Network trials of speech recognition indicate that automated services such as call routing and automatic call type recognition (ACTR) can be successfully offered on the network using small vocabulary, speaker independent recognition systems. The recognition method employed in these systems relies on isolation of the target vocabulary item in the incoming signal. If the precise beginning and end of the vocabulary item is known, correct recognition is possible in more than 99 percent of the responses. However, precise location of the item can be assured only in a highly artificial way. A speech specialist examines a spectrogram of the recorded response, marks the beginning and end of the item and verifies the position of the marks by listening to the speech between them. Isolated word recognition systems rely on an endpointing process to place these marks. This process is accomplished by examining the energy profile of the signal and identifying possible beginning and ending points based on a set of rules. Performance of the isolated word recognition method using automatically generated endpoints is still very good (better than 95 percent) when the customer response contains only the desired vocabulary item. However, actual customers using recognition systems often respond with unsolicited input spoken in conjunction with the vocabulary item and under these conditions the isolated word method performs very poorly. In a trail of ACTR service, more than 20 percent of customers responded in such a manner.

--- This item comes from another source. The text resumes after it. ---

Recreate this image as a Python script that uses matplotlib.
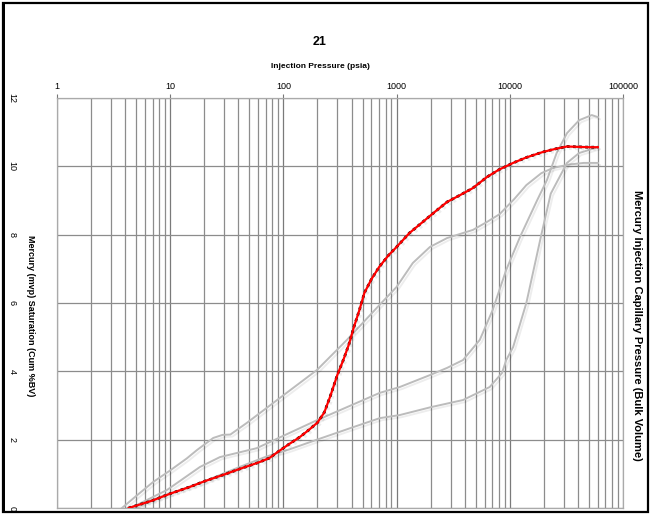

Ideally, network services that use speech recognition technology would not place many constraints on the customer. Customers are not likely to be motivated to change their behavior to meet requirements of isolated word recognizers. Customers new to a service or those that use it infrequently should not be expected to respond to a recorded announcement with a carefully articulated utterance of only the target vocabulary item.
One of the important techniques in speech recognition is a procedure referred to as time warping. In order to compare an input pattern, e.g., a spoken word with a reference, each word is divided into a sequence of time frames. In each time frame, parameters representative of acoustic features of the speech pattern are obtained. For each frame of the input word, a frame of the reference word is selected. Measures representative of the similarity or correspondence between each selected pair of frames are obtained responsive to the acoustic feature signals. The similarity measures for the sequence of input and reference word frame pairs are used to determine the global or overall similarity between the input word and the reference word template.
Since there are many different ways of pronouncing the same word, the displacement in time of the acoustic features comprising the word is variable. Different utterances of the same word, even by the same individual, may be widely out of time alignment. The selection of frame pairs is therefore not necessarily linear. Matching, for example, the fourth, fifth and sixth frames of the input utterance with the fourth, fifth and sixth frames respectively of the reference word may distort the similarity measure and produce unacceptable errors.
Dynamic time warping arrangements have been developed which align the frames of a test and reference pattern in an efficient or optimal manner. The alignment is optimal in that the global similarity measure assumes an extremum. It may be, for example, that the fifth frame of the test word should be paired with the sixth frame of the reference word to obtain the best similarity measure.
In the speech recognition arrangement disclosed in the U.S. Pat. No. 4,519,094 issued to M. K. Brown et al. on May 21, 1985, a speech pattern is recognized as one of a plurality of reference patterns for which acoustic feature signal templates are stored. Each template includes a time frame (e.g., 10 millisecond) sequence of spectral parameters e.g., LPC and nonspectral e.g., acoustic energy (E) normalized to the peak energy over an utterance interval. LPC and normalized energy feature signal sequences are produced for an unknown speech pattern. For each time frame, the correspondence between the LPC features of the speech pattern and each reference is measured as well as the correspondence between the energy (E) features. Including the energy features in the comparison reduces errors when background noise and other non-speech events such as a door slam have spectral features very similar to the spectral features of one of the reference patterns. In comparing the unknown speech features to those of the reference templates, the dynamic time warp distance DT=D.sub.LPC +.alpha.D.sub.E is used where .alpha. is a weighting factor selected to minimize the probability of erroneous recognition. Although the Brown arrangement represents an advance in the art, its performance is highly dependent on the weighting factor used during the time warp, pattern matching procedure. Determining the correct weighting factor in a particular application is difficult because it is based on error probability distributions that vary depending on the characteristics of both the reference patterns and the input speech. In addition, since the Brown arrangement relies on an endpointing procedure, performance is substantially degraded in typical applications where responses are unconstrained.
In view of the foregoing, a need exists in the art for an improved speech recognition arrangement that substantially reduces the likelihood of recognizing background noise or other non-speech events as a reference speech pattern, particularly in applications where endpointing is unacceptable.